The FBI Learns to Share

April, 2005

 

The need for our federal and other law enforcement and intelligence agencies to share and benefit from timely information has been clearly demonstrated as a vital part of mission revitalization since September 11, 2001.

This requirement becomes even more critical as the agencies responsible for our security and safety form and deploy Joint Terrorism Task Forces (JTTFs) in, working together in pursuit of that responsibility.

Screen shot of RDEx

In order to share information between and among these multiple forces and teams, a great deal of new capabilities and upgrades for others are needed throughout all of these organizations to gain this access, which is often classified and not for public consumption. Sharing of law enforcement information is a national mandate and ordered by the President. The FBI as an integral arm of the Justice Department is implementing the Justice Department “Law Enforcement Information Sharing Program” (LEISP) through the FBI National Information Sharing Strategy (NISS). An early capability of the NISS has been the Regional Data Exchange Program, which is targeted to bring added search and analysis capabilities to regional law enforcement groups.

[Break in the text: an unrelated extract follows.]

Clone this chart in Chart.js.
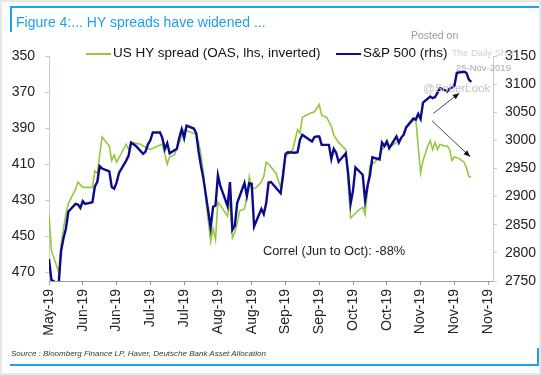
<!DOCTYPE html>
<html>
<head>
<meta charset="utf-8">
<script src="https://cdn.jsdelivr.net/npm/chart.js@4.4.1/dist/chart.umd.min.js"></script>
<style>
  html, body { margin: 0; padding: 0; background: #fff; }
  #page { position: relative; width: 541px; height: 375px; overflow: hidden; box-sizing: border-box; border: 2px solid #e8e8e8; font-family: "Liberation Sans", Arial, sans-serif; }
  #chartBox { position: absolute; left: -2px; top: -2px; width: 541px; height: 375px; }
  .abs { position: absolute; white-space: nowrap; }
  .frame { position: absolute; background: #1fa2ea; }
  #title { left: 14px; top: 12px; font-size: 14px; color: #1e9fe8; }
  #source { left: 9px; top: 347px; font-size: 8px; font-style: italic; color: #333; }
  #correl { left: 261px; top: 241px; font-size: 12.8px; color: #222; }
  .wm { color: #b5b5b5; }
  .leg { font-size: 13.5px; color: #111; }
  .legLine { position: absolute; height: 2px; }
</style>
</head>
<body>
<div id="page">
  <div id="chartBox"><canvas id="grafico"></canvas></div>
  <div class="frame" style="left:8px; top:4px; width:533px; height:2px;"></div>
  <div class="frame" style="left:8px; top:4px; width:2px; height:26px;"></div>
  <div class="frame" style="left:8px; top:362px; width:529px; height:2px;"></div>
  <div class="frame" style="left:535px; top:346px; width:2px; height:18px;"></div>
  <div id="title" class="abs">Figure 4:... HY spreads have widened ...</div>
  <div id="source" class="abs">Source : Bloomberg Finance LP, Haver, Deutsche Bank Asset Allocation</div>
  <div id="correl" class="abs">Correl (Jun to Oct): -88%</div>
  <div class="abs wm" style="left:409px; top:27px; font-size:10.5px; color:#9a9a9a;">Posted on</div>
  <div class="abs wm" style="left:450px; top:45px; font-size:9.5px; color:#cfcfcf;">The Daily Shot</div>
  <div class="abs wm" style="left:454px; top:60px; font-size:9.5px; color:#a8a8a8;">25-Nov-2019</div>
  <div class="abs wm" style="left:421px; top:80px; font-size:11.5px; color:#c2c2c2;">@SoberLook</div>
  <div id="legend"></div>
</div>
<script>
// days counted from 30-May-2019
const tickDays = [0, 14, 28, 42, 56, 70, 84, 98, 112, 126, 140, 154, 168, 182];
const tickLabels = ['May-19', 'Jun-19', 'Jun-19', 'Jul-19', 'Jul-19', 'Aug-19', 'Aug-19',
                    'Sep-19', 'Sep-19', 'Oct-19', 'Oct-19', 'Nov-19', 'Nov-19', 'Nov-19'];
const leftTicks = [350, 370, 390, 410, 430, 450, 470];
const rightTicks = [2750, 2800, 2850, 2900, 2950, 3000, 3050, 3100, 3150];

const spxDays = [0, 1, 4, 5, 6, 7, 8, 11, 12, 13, 14, 15, 18, 19, 20, 21, 22, 25, 26, 27, 28, 29,
  32, 33, 34, 36, 39, 40, 41, 42, 43, 46, 47, 48, 49, 50, 53, 54, 55, 56, 57, 60, 61, 62, 63, 64,
  67, 68, 69, 70, 71, 74, 75, 76, 77, 78, 81, 82, 83, 84, 85, 88, 89, 90, 91, 92,
  96, 97, 98, 99, 102, 103, 104, 105, 106, 109, 110, 111, 112, 113, 116, 117, 118, 119, 120,
  123, 124, 125, 126, 127, 130, 131, 132, 133, 134, 137, 138, 139, 140, 141, 144, 145, 146, 147, 148,
  151, 152, 153, 154, 155, 158, 159, 160, 161, 162, 165, 166, 167, 168, 169, 172, 173, 174, 175];
const spxValues = [2789, 2752, 2744, 2803, 2826, 2843, 2873, 2887, 2886, 2880, 2892, 2887, 2890, 2918, 2926, 2954, 2950, 2945, 2917, 2914, 2925, 2942,
  2964, 2973, 2996, 2990, 2976, 2980, 2993, 3000, 3014, 3014, 3004, 2984, 2995, 2977, 2985, 3005, 3020, 3004, 3026, 3021, 3013, 2980, 2954, 2932,
  2845, 2882, 2884, 2938, 2919, 2883, 2926, 2841, 2848, 2889, 2924, 2901, 2924, 2923, 2847, 2878, 2869, 2888, 2925, 2926,
  2906, 2938, 2976, 2979, 2978, 2979, 3001, 3010, 3007, 2998, 3006, 3007, 3007, 2992, 2992, 2967, 2985, 2978, 2962,
  2977, 2940, 2888, 2911, 2952, 2939, 2893, 2919, 2938, 2970, 2966, 2996, 2990, 2998, 2986, 3007, 2996, 3005, 3010, 3023,
  3039, 3037, 3047, 3038, 3067, 3078, 3075, 3077, 3085, 3093, 3087, 3092, 3094, 3097, 3120, 3122, 3120, 3108, 3104];

const hyDays = [0, 1, 4, 5, 6, 7, 8, 11, 12, 14, 15, 18, 19, 20, 22, 25, 26, 27, 28, 32, 33, 34, 38, 39, 42, 45, 47,
  49, 50, 52, 54, 56, 58, 60, 61, 62, 63, 64, 65, 67, 68, 69, 70, 71, 74, 75, 76, 77, 78, 79, 81, 82, 83, 84, 86,
  88, 89, 90, 91, 94, 96, 98, 101, 103, 104, 105, 108, 110, 112, 113, 115, 117, 118, 120, 123, 124, 125, 128, 130,
  131, 133, 135, 137, 138, 140, 142, 144, 146, 148, 150, 152, 154, 155, 157, 158, 159, 160, 161, 162, 164, 165,
  166, 167, 168, 170, 172, 173, 174, 175];
const hySpread = [438, 458, 470, 455, 446, 438, 432, 424, 420, 423, 423, 423, 414, 415, 395, 400, 408, 405, 409, 399, 402, 398, 399, 400, 402, 400, 399,
  410, 406, 405, 398, 391, 392, 393, 393, 398, 405, 415, 430, 453, 446, 452, 431, 433, 439, 430, 451, 448, 443, 436, 435, 428, 417, 424, 423,
  420, 417, 409, 410, 415, 423, 406, 402, 391, 393, 384, 382, 381, 377, 383, 384, 389, 394, 398, 402, 421, 440, 436, 434,
  438, 411, 409, 406, 402, 399, 400, 398, 396, 390, 387, 385, 415, 408, 400, 397, 402, 398, 402, 399, 400, 400,
  402, 408, 406, 407, 409, 412, 417, 417];

// arrows: [startDay, startSpx, endDay, endSpx]
const arrows = [[159.3, 3048, 170, 3084], [158.7, 3035, 174.5, 2971]];

const corSpx = '#0b0b8c';
const corHy = '#95c83f';

const pts = (xs, ys) => xs.map((x, i) => ({ x: x, y: ys[i] }));

const arrowPlugin = {
    id: 'arrows',
    afterDatasetsDraw(chart) {
        const ctx = chart.ctx;
        const xs = chart.scales.x, ys = chart.scales.y2;
        ctx.save();
        ctx.strokeStyle = '#333';
        ctx.fillStyle = '#111';
        ctx.lineWidth = 0.9;
        arrows.forEach(a => {
            const x1 = xs.getPixelForValue(a[0]), y1 = ys.getPixelForValue(a[1]);
            const x2 = xs.getPixelForValue(a[2]), y2 = ys.getPixelForValue(a[3]);
            const ang = Math.atan2(y2 - y1, x2 - x1);
            ctx.beginPath();
            ctx.moveTo(x1, y1);
            ctx.lineTo(x2, y2);
            ctx.stroke();
            ctx.beginPath();
            ctx.moveTo(x2, y2);
            ctx.lineTo(x2 - 7 * Math.cos(ang - 0.4), y2 - 7 * Math.sin(ang - 0.4));
            ctx.lineTo(x2 - 7 * Math.cos(ang + 0.4), y2 - 7 * Math.sin(ang + 0.4));
            ctx.closePath();
            ctx.fill();
        });
        ctx.restore();
    }
};

const ctx = document.getElementById('grafico').getContext('2d');
const grafico = new Chart(ctx, {
    type: 'line',
    data: {
        datasets: [{
            label: 'S&P 500 (rhs)',
            data: pts(spxDays, spxValues),
            borderColor: corSpx,
            borderWidth: 2.4,
            yAxisID: 'y2',
            pointRadius: 0,
            tension: 0
        },
        {
            label: 'US HY spread (OAS, lhs, inverted)',
            data: pts(hyDays, hySpread),
            borderColor: corHy,
            borderWidth: 1.6,
            yAxisID: 'y',
            pointRadius: 0,
            tension: 0
        }]
    },
    options: {
        responsive: true,
        maintainAspectRatio: false,
        animation: false,
        layout: { padding: { left: 0, right: 0, top: 56, bottom: 30 } },
        plugins: {
            legend: { display: false },
            tooltip: { enabled: false }
        },
        scales: {
            x: {
                type: 'linear',
                min: 0,
                max: 184,
                afterBuildTicks: s => { s.ticks = tickDays.map(v => ({ value: v })); },
                afterFit: s => { s.height = 64; },
                ticks: {
                    autoSkip: false,
                    maxRotation: 90,
                    minRotation: 90,
                    padding: 4,
                    color: '#222',
                    font: { family: 'Liberation Sans', size: 14 },
                    callback: (v, i) => tickLabels[i]
                },
                grid: { drawOnChartArea: false, drawTicks: true, tickLength: 4, color: '#999' },
                border: { color: '#999', dash: [2, 2] }
            },
            y: {
                position: 'left',
                reverse: true,
                min: 350,
                max: 475,
                afterBuildTicks: s => { s.ticks = leftTicks.map(v => ({ value: v })); },
                afterFit: s => { s.width = 49; },
                ticks: { padding: 10, color: '#222', font: { family: 'Liberation Sans', size: 14 }, callback: v => String(v) },
                grid: { drawOnChartArea: false, drawTicks: true, tickLength: 4, color: '#c8c8de' },
                border: { color: '#c8c8de' }
            },
            y2: {
                position: 'right',
                min: 2750,
                max: 3150,
                afterBuildTicks: s => { s.ticks = rightTicks.map(v => ({ value: v })); },
                afterFit: s => { s.width = 48; },
                ticks: { padding: 8, color: '#222', font: { family: 'Liberation Sans', size: 14 }, callback: v => String(v) },
                grid: { drawOnChartArea: false, drawTicks: true, tickLength: 4, color: '#c8c8de' },
                border: { color: '#c8c8de' }
            }
        }
    },
    plugins: [arrowPlugin]
});

// legend in the order of the reference, built from the datasets
const legendPos = [{ line: 84, text: 111 }, { line: 334, text: 361 }];
const legend = document.getElementById('legend');
[1, 0].forEach((di, k) => {
    const ds = grafico.data.datasets[di];
    const ln = document.createElement('div');
    ln.className = 'legLine';
    ln.style.left = legendPos[k].line + 'px';
    ln.style.top = '51px';
    ln.style.width = '25px';
    ln.style.background = ds.borderColor;
    legend.appendChild(ln);
    const tx = document.createElement('div');
    tx.className = 'abs leg';
    tx.style.left = legendPos[k].text + 'px';
    tx.style.top = '43px';
    tx.textContent = ds.label;
    legend.appendChild(tx);
});
</script>
</body>
</html>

The FBI is upgrading functional systems and replacing those no longer productive. Among these changes are extensive efforts to get the information to the Agents in the field, the JTTFs, and others requiring access, in the fastest possible time. This requires hardware upgrades, PC replacements in the field, server upgrades, significant physical, access, and information security initiatives and changes, all of which must come together without a hitch to gain the benefits envisioned.

This ongoing modernization supported 200 users in December, 2004, and 2,000 users in January, 2005, an order of magnitude in growth in one months’ time at 30 times the bandwidth! The rest of 2005 will show further increases in subscribers and speed, new initiatives in information sharing and the ability to access, format, approve and distribute information faster than ever before.